Rødgrød med Fløde (Danish Red Berry Pudding with Cream)

Danes love to ask foreigners to say "Rødgrød" because it is nearly unpronounceable to those not familiar with this guttural language. The Erslevs coached their children to say it correctly when they returned to Copenhagen, thus disappointing the Danish cousins! Danes often grow red currants just for this recipe. Since red currants can be hard to find in the U.S., simply substitute strawberries or raspberries.

4 cups red berries ( Red currants are traditional but fresh or frozen strawberries and raspberries, even grape or other berry juice, may be used. )
 
Ingredients:
3 cups water
1 cup sugar
¾ cup potato starch (or cornstarch. Find potato starch in a Jewish Foods section.)
1½ cup cold water
Small amount of sugar for sprinkling.
Cream for topping, as desired.

Directions:
Bring berries to a boil with the water and cook until the seeds separate from the fruit. Strain using cheesecloth or a fine sieve. Compost the seeds and skins. Pour the red berry juice back into the pot and bring to a boil.

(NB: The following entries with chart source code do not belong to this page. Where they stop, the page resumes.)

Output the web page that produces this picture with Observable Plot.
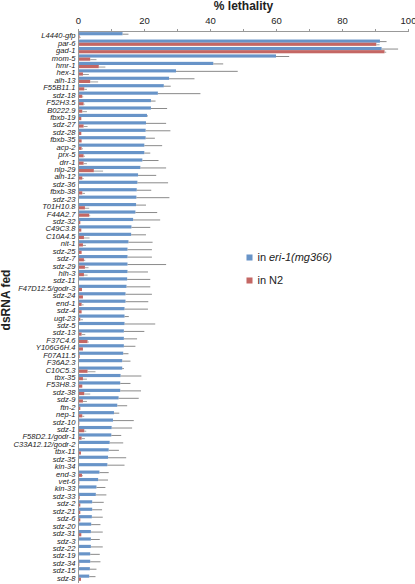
<!DOCTYPE html>
<html><head><meta charset="utf-8">
<script src="https://cdn.jsdelivr.net/npm/d3@7"></script>
<script src="https://cdn.jsdelivr.net/npm/@observablehq/plot@0.6"></script>
<style>body{margin:0;background:#fff} svg{display:block}</style>
</head><body><div id="chart"></div>
<script>
const categories = ["L4440-gfp","par-6","gad-1","mom-5","hmr-1","hex-1","alh-13","F55B11.1","sdz-18","F52H3.5",
"B0222.9","fbxb-19","sdz-27","sdz-28","fbxb-35","acp-2","prx-5","drr-1","nlp-29","alh-12",
"sdz-36","fbxb-38","sdz-23","T01H10.8","F44A2.7","sdz-32","C49C3.8","C10A4.5","nit-1","sdz-25",
"sdz-7","sdz-29","hlh-3","sdz-11","F47D12.5/godr-3","sdz-24","end-1","sdz-4","ugt-23","sdz-5",
"sdz-13","F37C4.6","Y106G6H.4","F07A11.5","F36A2.3","C10C5.3","tbx-35","F53H8.3","sdz-38","sdz-9",
"ftn-2","nep-1","sdz-10","sdz-1","F58D2.1/godr-1","C33A12.12/godr-2","tbx-11","sdz-35","kin-34","end-3",
"vet-6","kin-33","sdz-33","sdz-2","sdz-21","sdz-6","sdz-20","sdz-31","sdz-3","sdz-22",
"sdz-19","sdz-34","sdz-15","sdz-8"];
const eriValues = [13.5,91.5,92,60,41,29.7,27.6,26,24.2,22.1,
22.1,20.9,20.6,20.5,20.5,20.1,20.1,19.5,18.9,18.2,
18,17.8,17.7,17.6,17.4,16.7,16.2,16.1,15.3,15,
15,15,15,14.9,14.7,14.4,14.4,14.1,14.1,14.1,
13.9,13.9,13.9,13.7,13.4,13.4,12.9,12.8,12.8,12.3,
11.9,10.9,10.6,10.2,10.1,9.6,9.3,9.1,8.9,6.5,
6.1,5.6,5.4,4.3,4.3,4.2,4.0,3.9,3.9,3.9,
3.7,3.7,3.6,3.4];
const eriErrors = [1.8,2,5,4,3,18.7,7.7,2.1,12.9,1.4,
4.9,0.3,6.1,7.5,2.8,5.4,1.8,4.9,7.8,5.5,
9.3,4.4,10,3,6.6,8.2,5.7,4.5,7.3,7.4,
7.4,11.7,6.2,7,7.2,8,6.9,7.1,1.3,9.3,
6.2,4,3.5,1.6,2.5,0.5,6.3,3.1,6.3,6.1,
3,1.6,6.3,6.2,3,4.1,3.1,5.5,5.2,2.8,
3,2.7,3.2,3.5,3,3.3,2.8,3.6,2.7,3.6,
2.9,3.1,2,1.9];
const n2Values = [0.5,90.4,92.9,3.7,6.3,1.5,3.7,1.9,1.3,1.7,
1.3,1.0,1.7,1.0,1.1,1.1,1.7,1.7,4.8,1.3,
0.3,1.3,0.2,2.1,3.4,0.7,1.0,1.8,1.5,1.1,
1.8,2.1,1.8,0.2,1.2,1.5,1.1,1.1,0.7,0.1,
1.1,2.9,1.5,0.5,0.2,2.9,1.5,1.3,1.9,1.5,
0.7,1.3,0.4,1.9,1.1,0.3,0.9,0.2,0.1,1.2,
0.4,0.3,0.5,0.7,0.7,0.7,0.3,1.0,0.2,0.2,
0.2,0.4,0.2,0.9];
const n2Errors = [0.3,1,0.5,1.9,2,1.8,2.4,0.8,0.3,0.3,
1.4,0,1.2,0,0,0.4,0.4,1.0,2.8,0.4,
0,0.8,0,1.3,0.3,0,0,1.7,0.9,0,
0.4,1.1,1.1,0,0,0,0.6,0,0.8,0,
1.1,0.4,0,0,0,2.4,1.2,0,1.8,1.2,
0,0.6,0,0.6,1.0,0,0,0,0,0.3,
0,0,0,0,0,0,0,0,0,0,
0,0,0,0];
const seriesNames = ["in eri-1(mg366)", "in N2"];
const xTicks = [0,10,20,30,40,50,60,70,80,90,100];

const blue = "#6894c8", red = "#c46764";
const W = 415, H = 584, mT = 31, mB = 2, mL = 78, mR = 7;
const pad = 0.15;
const step = (H - mT - mB) / (categories.length + pad);
const bw = step * (1 - pad);
const half = bw / 2;

const eriRows = categories.map((c, i) => ({gene: c, value: eriValues[i], err: eriErrors[i]}));
const n2Rows = categories.map((c, i) => ({gene: c, value: n2Values[i], err: n2Errors[i]}));

const chart = Plot.plot({
  width: W, height: H,
  marginTop: mT, marginBottom: mB, marginLeft: mL, marginRight: mR,
  style: {fontFamily: "'Liberation Sans', Arial, sans-serif", background: "#fff", color: "#222"},
  x: {domain: [0, 100]},
  y: {domain: categories, padding: pad},
  marks: [
    Plot.barX(eriRows, {y: "gene", x: "value", fill: blue, insetBottom: half}),
    Plot.barX(n2Rows, {y: "gene", x: "value", fill: red, insetTop: half}),
    Plot.ruleY(eriRows.filter(d => d.err > 0), {y: "gene", x1: "value", x2: d => d.value + d.err, dy: -half / 2, stroke: "#8a8a8a", strokeWidth: 1}),
    Plot.ruleY(n2Rows.filter(d => d.err > 0), {y: "gene", x1: "value", x2: d => d.value + d.err, dy: half / 2, stroke: "#a0a0a0", strokeWidth: 1}),
    Plot.frame({anchor: "top", stroke: "#999"}),
    Plot.frame({anchor: "left", stroke: "#999"}),
    Plot.axisY({anchor: "left", label: null, tickSize: 0, tickPadding: 3, fontStyle: "italic", fontSize: 7.6}),
    Plot.axisX({anchor: "top", label: null, ticks: xTicks, tickFormat: d => d % 20 === 0 ? d : "", tickSize: 3, tickPadding: 5, fontSize: 9.5, stroke: "#999"}),
    Plot.text(["% lethality"], {frameAnchor: "top", dy: -25, lineAnchor: "middle", fontWeight: "bold", fontSize: 12}),
    Plot.text(["dsRNA fed"], {frameAnchor: "left", dx: -72, dy: -7, rotate: -90, textAnchor: "middle", lineAnchor: "middle", fontWeight: "bold", fontSize: 12}),
    Plot.dot([seriesNames[0]], {frameAnchor: "top-left", dx: 171, dy: 226, symbol: "square", r: 3.4, fill: blue, stroke: null}),
    Plot.dot([seriesNames[1]], {frameAnchor: "top-left", dx: 171, dy: 249, symbol: "square", r: 3.4, fill: red, stroke: null}),
    Plot.text(["in"], {frameAnchor: "top-left", dx: 179, dy: 226, textAnchor: "start", lineAnchor: "middle", fontSize: 11}),
    Plot.text([seriesNames[0].slice(3)], {frameAnchor: "top-left", dx: 190.5, dy: 226, textAnchor: "start", lineAnchor: "middle", fontSize: 11, fontStyle: "italic"}),
    Plot.text([seriesNames[1]], {frameAnchor: "top-left", dx: 179, dy: 249, textAnchor: "start", lineAnchor: "middle", fontSize: 11})
  ]
});
document.getElementById("chart").append(chart);
</script>
</body></html>
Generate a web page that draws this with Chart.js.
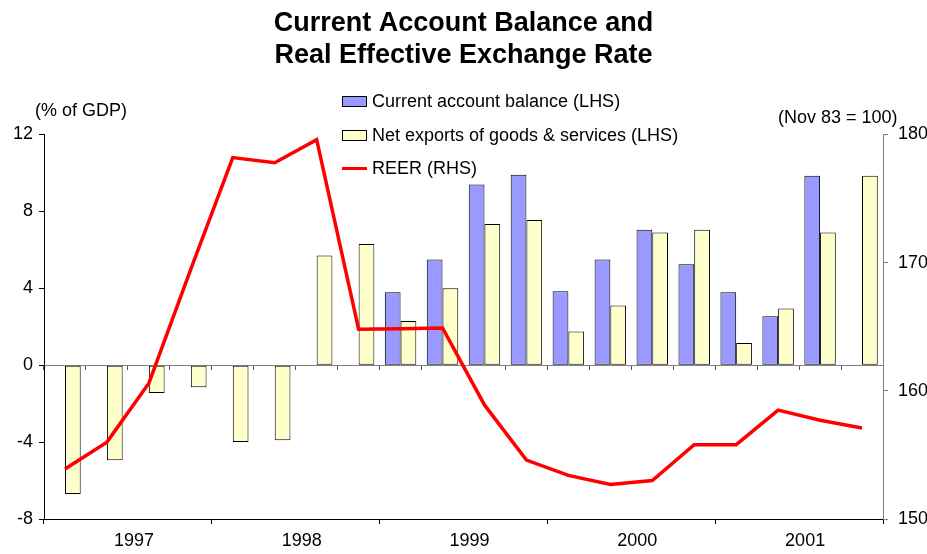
<!DOCTYPE html>
<html>
<head>
<meta charset="utf-8">
<script src="https://cdn.jsdelivr.net/npm/chart.js@4.4.1/dist/chart.umd.min.js"></script>
<style>
  body { margin: 0; background: #fff; }
  #wrap { position: relative; width: 927px; height: 554px; font-family: 'Liberation Sans', Arial, sans-serif; }
  .note { position: absolute; font-size: 18px; line-height: 20px; color: #000; white-space: nowrap; }
  #legend { position: absolute; left: 342px; top: 85px; font-size: 18px; color: #000; }
  .row { display: flex; align-items: center; height: 33.5px; white-space: nowrap; }
  .key { width: 25px; height: 11px; margin-right: 5px; box-sizing: border-box; }
</style>
</head>
<body>
<div id="wrap">
  <canvas id="chart" width="927" height="554"></canvas>
  <div class="note" style="left:35px; top:100px;">(% of GDP)</div>
  <div class="note" style="left:778px; top:107px;">(Nov 83 = 100)</div>
  <div id="legend"></div>
</div>
<script>
const quarters = [
  '1997 Q1', '1997 Q2', '1997 Q3', '1997 Q4',
  '1998 Q1', '1998 Q2', '1998 Q3', '1998 Q4',
  '1999 Q1', '1999 Q2', '1999 Q3', '1999 Q4',
  '2000 Q1', '2000 Q2', '2000 Q3', '2000 Q4',
  '2001 Q1', '2001 Q2', '2001 Q3', '2001 Q4'
];
const years = ['1997', '1998', '1999', '2000', '2001'];

// % of GDP, left axis
const currentAccount = [null, null, null, null, null, null, null, null,
  3.8, 5.5, 9.4, 9.9, 3.85, 5.5, 7.05, 5.25, 3.8, 2.55, 9.85, null];
const netExports = [-6.7, -4.95, -1.45, -1.15, -4.0, -3.9, 5.7, 6.3,
  2.3, 4.0, 7.35, 7.55, 1.75, 3.1, 6.9, 7.05, 1.15, 2.95, 6.9, 9.85];

// Nov 83 = 100, right axis
const reer = [153.9, 156.0, 160.6, 169.5, 178.2, 177.8, 179.6, 164.8, 164.85, 164.9,
  158.9, 154.6, 153.4, 152.7, 153.0, 155.8, 155.8, 158.5, 157.7, 157.1];

const font = { family: "'Liberation Sans', Arial, sans-serif", size: 18 };

const chart = new Chart(document.getElementById('chart'), {
  type: 'bar',
  data: {
    labels: quarters,
    datasets: [
      {
        label: 'Current account balance (LHS)',
        data: currentAccount,
        backgroundColor: '#9999FF',
        borderColor: '#000',
        borderWidth: 1,
        borderSkipped: false,
        yAxisID: 'y',
        order: 1
      },
      {
        label: 'Net exports of goods & services (LHS)',
        data: netExports,
        backgroundColor: '#FFFFCC',
        borderColor: '#000',
        borderWidth: 1,
        borderSkipped: false,
        yAxisID: 'y',
        order: 1
      },
      {
        type: 'line',
        label: 'REER (RHS)',
        data: reer,
        borderColor: '#FF0000',
        backgroundColor: '#FF0000',
        borderWidth: 3.5,
        pointRadius: 0,
        tension: 0,
        yAxisID: 'y1',
        order: 0
      }
    ]
  },
  options: {
    responsive: false,
    animation: false,
    events: [],
    layout: { padding: { top: 0, bottom: 0, left: 0, right: 0 } },
    datasets: { bar: { categoryPercentage: 0.75, barPercentage: 1.0 } },
    plugins: {
      legend: { display: false },
      tooltip: { enabled: false },
      title: {
        display: true,
        text: ['Current Account Balance and', 'Real Effective Exchange Rate'],
        color: '#000',
        font: { family: font.family, size: 27, weight: 'bold', lineHeight: 1.185 },
        padding: { top: 8, bottom: 62.5 }
      }
    },
    scales: {
      x: {
        type: 'category',
        offset: true,
        grid: {
          offset: true,
          drawOnChartArea: false,
          tickLength: 5,
          tickColor: ctx => (ctx.index === undefined || ctx.index % 4 === 0) ? '#000' : 'rgba(0,0,0,0)'
        },
        border: { color: '#000', width: 1 },
        ticks: {
          color: '#000',
          font: font,
          autoSkip: false,
          maxRotation: 0,
          padding: 6,
          labelOffset: 27,
          callback: (v, i) => i % 4 === 1 ? years[Math.floor(i / 4)] : ''
        },
        afterFit: s => { s.height = 35; }
      },
      // category axis along the zero line
      x2: {
        type: 'category',
        position: { y: 0 },
        offset: true,
        grid: { offset: true, drawOnChartArea: false, tickLength: 4, tickColor: '#555' },
        border: { color: '#808080', width: 1 },
        ticks: { display: false }
      },
      y: {
        position: 'left',
        min: -8,
        max: 12,
        ticks: { stepSize: 4, color: '#000', font: font, padding: 6 },
        grid: { drawOnChartArea: false, tickLength: 5, tickColor: '#000' },
        border: { color: '#000', width: 1 },
        afterFit: s => { s.width = 44; }
      },
      y1: {
        position: 'right',
        min: 150,
        max: 180,
        ticks: { stepSize: 10, color: '#000', font: font, padding: 10 },
        grid: { drawOnChartArea: false, tickLength: 5, tickColor: '#808080' },
        border: { color: '#808080', width: 1 },
        afterFit: s => { s.width = 44; }
      }
    }
  }
});

// legend drawn from the chart's own datasets
const legend = document.getElementById('legend');
chart.data.datasets.forEach(ds => {
  const row = document.createElement('div');
  row.className = 'row';
  const key = document.createElement('div');
  key.className = 'key';
  if (ds.type === 'line') {
    key.style.height = '3px';
    key.style.background = ds.borderColor;
  } else {
    key.style.background = ds.backgroundColor;
    key.style.border = '1px solid #000';
  }
  const txt = document.createElement('span');
  txt.textContent = ds.label;
  row.appendChild(key);
  row.appendChild(txt);
  legend.appendChild(row);
});
</script>
</body>
</html>
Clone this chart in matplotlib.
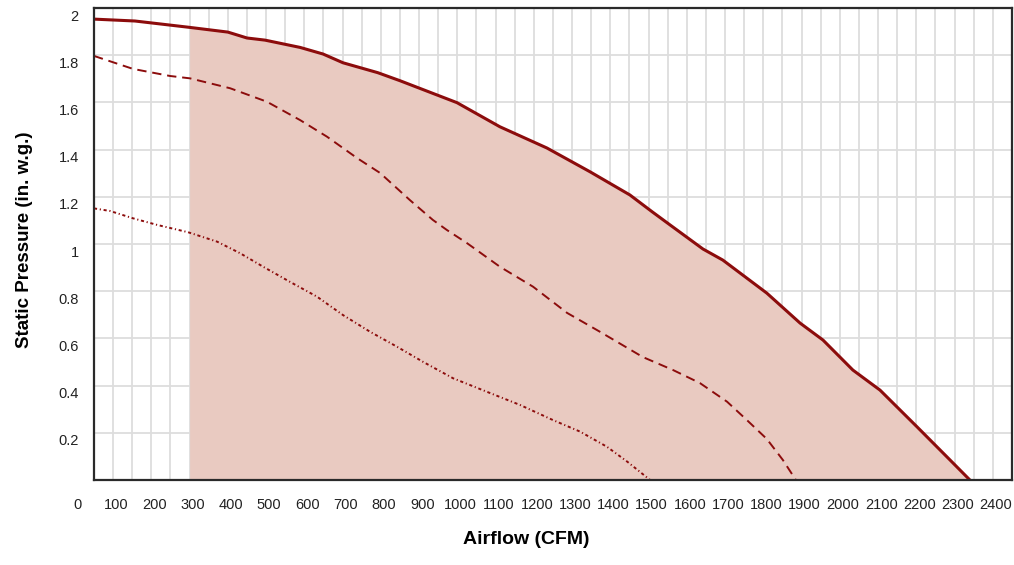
import numpy as np
import matplotlib
matplotlib.use("Agg")
import matplotlib.pyplot as plt
from matplotlib.ticker import MultipleLocator
from matplotlib.transforms import ScaledTranslation

# --- data (CFM, in. w.g.) ---
max_cfm = [0, 107, 250, 350, 400, 447, 539, 599, 651, 742, 800, 949, 1061,
           1184, 1297, 1401, 1459, 1506, 1592, 1644, 1759, 1846, 1906, 1984,
           2055, 2152, 2238, 2290]
max_sp = [1.953, 1.945, 1.918, 1.898, 1.873, 1.864, 1.833, 1.805, 1.768,
          1.726, 1.692, 1.599, 1.497, 1.407, 1.306, 1.208, 1.137, 1.081,
          0.979, 0.932, 0.792, 0.665, 0.593, 0.466, 0.381, 0.225, 0.085, 0.0]

mid_cfm = [0, 102, 199, 251, 356, 452, 539, 609, 688, 748, 826, 886, 923,
           975, 1061, 1148, 1237, 1323, 1435, 1514, 1584, 1655, 1707, 1759,
           1801, 1835]
mid_sp = [1.797, 1.742, 1.712, 1.702, 1.660, 1.603, 1.525, 1.455, 1.364,
          1.301, 1.186, 1.102, 1.059, 1.004, 0.904, 0.819, 0.708, 0.628,
          0.521, 0.466, 0.411, 0.332, 0.254, 0.174, 0.085, 0.0]

low_cfm = [0, 42, 102, 165, 246, 322, 382, 442, 512, 583, 651, 722, 792,
           860, 939, 1027, 1114, 1200, 1271, 1341, 1394, 1454]
low_sp = [1.151, 1.140, 1.109, 1.081, 1.050, 1.010, 0.961, 0.904, 0.840,
          0.777, 0.699, 0.628, 0.565, 0.501, 0.431, 0.374, 0.318, 0.254,
          0.205, 0.141, 0.078, 0.0]

min_cfm = 250  # left edge of the operating range

x_ticks = list(range(0, 2500, 100))
y_ticks = [0.2, 0.4, 0.6, 0.8, 1.0, 1.2, 1.4, 1.6, 1.8, 2.0]
y_labels = ["0.2", "0.4", "0.6", "0.8", "1", "1.2", "1.4", "1.6", "1.8", "2"]

LINE = "#8c0c0c"
FILL = "#e9cac1"
GRID = "#dddddd"
FONT = ["Liberation Sans", "DejaVu Sans"]

plt.rcParams["font.family"] = FONT

fig = plt.figure(figsize=(10.14, 5.65), dpi=100)
fig.patch.set_facecolor("white")
ax = fig.add_axes([0.0927, 0.1504, 0.9053, 0.8354])

x_max = np.array(max_cfm)
y_max = np.array(max_sp)
sel = x_max >= min_cfm
ax.fill_between(x_max[sel], y_max[sel], 0, color=FILL, linewidth=0, zorder=2)

ax.plot(max_cfm, max_sp, color=LINE, linewidth=2.2, solid_joinstyle="round", zorder=4)
ax.plot(mid_cfm, mid_sp, color=LINE, linewidth=1.4, linestyle=(0, (4.8, 3)), zorder=4)
ax.plot(low_cfm, low_sp, color=LINE, linewidth=1.4,
        linestyle=(0, (1.6, 1.4, 0.6, 1.4)), zorder=4)

ax.set_xlim(0, 2400)
ax.set_ylim(0, 2.0)

ax.xaxis.set_minor_locator(MultipleLocator(50))
ax.set_xticks(x_ticks)
ax.set_xticklabels([str(v) for v in x_ticks])
ax.set_yticks(y_ticks)
ax.set_yticklabels(y_labels)

ax.grid(True, which="both", color=GRID, linewidth=1.3, zorder=0)
ax.set_axisbelow(True)
ax.tick_params(which="both", length=0)
ax.tick_params(axis="x", labelsize=10.5, pad=13, colors="#222222")
ax.tick_params(axis="y", labelsize=10.5, pad=11, colors="#222222")

# tick labels sit a bit off their grid lines in the original
for lab in ax.get_xticklabels():
    lab.set_transform(lab.get_transform() + ScaledTranslation(-16 / 100, 0, fig.dpi_scale_trans))
for lab in ax.get_yticklabels():
    lab.set_transform(lab.get_transform() + ScaledTranslation(0, -7 / 100, fig.dpi_scale_trans))

for side in ["left", "bottom", "top", "right"]:
    ax.spines[side].set_color("#2a2a2a")
    ax.spines[side].set_linewidth(1.6)
    ax.spines[side].set_zorder(5)

fig.text(0.519, 0.046, "Airflow (CFM)", ha="center", va="center",
         fontsize=14, fontweight="bold", family=FONT)
fig.text(0.024, 0.575, "Static Pressure (in. w.g.)", ha="center", va="center",
         rotation=90, fontsize=13.5, fontweight="bold", family=FONT)

fig.savefig("out.png", dpi=100, facecolor="white")
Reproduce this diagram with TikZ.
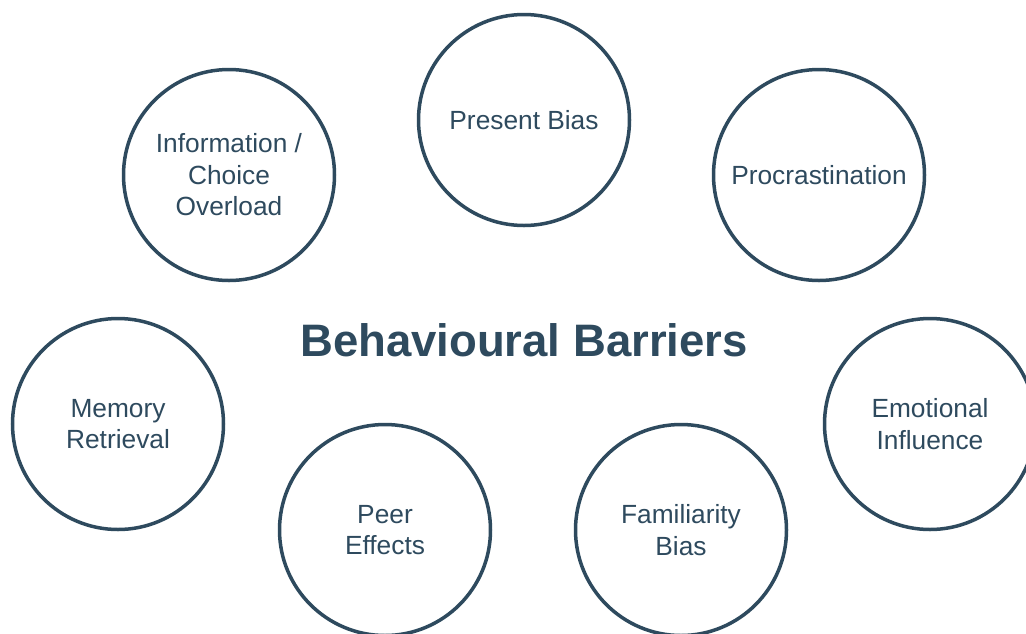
\documentclass[tikz,border=0pt]{standalone}
\usepackage{fontspec}
\setmainfont{Liberation Sans}
\usepackage{xcolor}
\usetikzlibrary{positioning}
\definecolor{slate}{HTML}{2E4A5E}

\begin{document}
\begin{tikzpicture}[
    x=1pt, y=-1pt,
    barrier/.style={circle, draw=slate, line width=3.5pt, fill=white,
                    minimum size=211pt, inner sep=0pt, align=center,
                    text=slate, font=\fontsize{26.3}{31.5}\selectfont},
    heading/.style={text=slate, font=\fontsize{45.5}{50}\selectfont\bfseries},
]

% Canvas, circles run off the right and bottom edges
\clip (0,0) rectangle (1026,633);
\fill[white] (0,0) rectangle (1026,633);

% Centre title
\node[heading] (title) at (524,340) {Behavioural Barriers};

% Top row
\node[barrier] (present) at (524,120) {Present Bias};
\node[barrier] (overload) at (229,175) {Information /\\Choice\\Overload};
\node[barrier] (procrast) at (819,175) {Procrastination};

% Side circles
\node[barrier] (memory) at (118,424) {Memory\\Retrieval};
\node[barrier] (emotion) at (930,424) {Emotional\\Influence};

% Bottom row
\node[barrier] (peer) at (385,530) {Peer\\Effects};
\node[barrier] (familiar) at (681,530) {Familiarity\\Bias};

\end{tikzpicture}
\end{document}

Add sugar, stir until the sugar is dissolved.

In a small bowl, mix the potato starch with cold water until it is syrupy, then add it to the berry juice, constantly stirring. As soon as it thickens, remove from the heat and pour into individual glass dishes. Sprinkle with sugar to prevent a skin from forming.

Let cool.

Top with whipped cream. Makes six servings.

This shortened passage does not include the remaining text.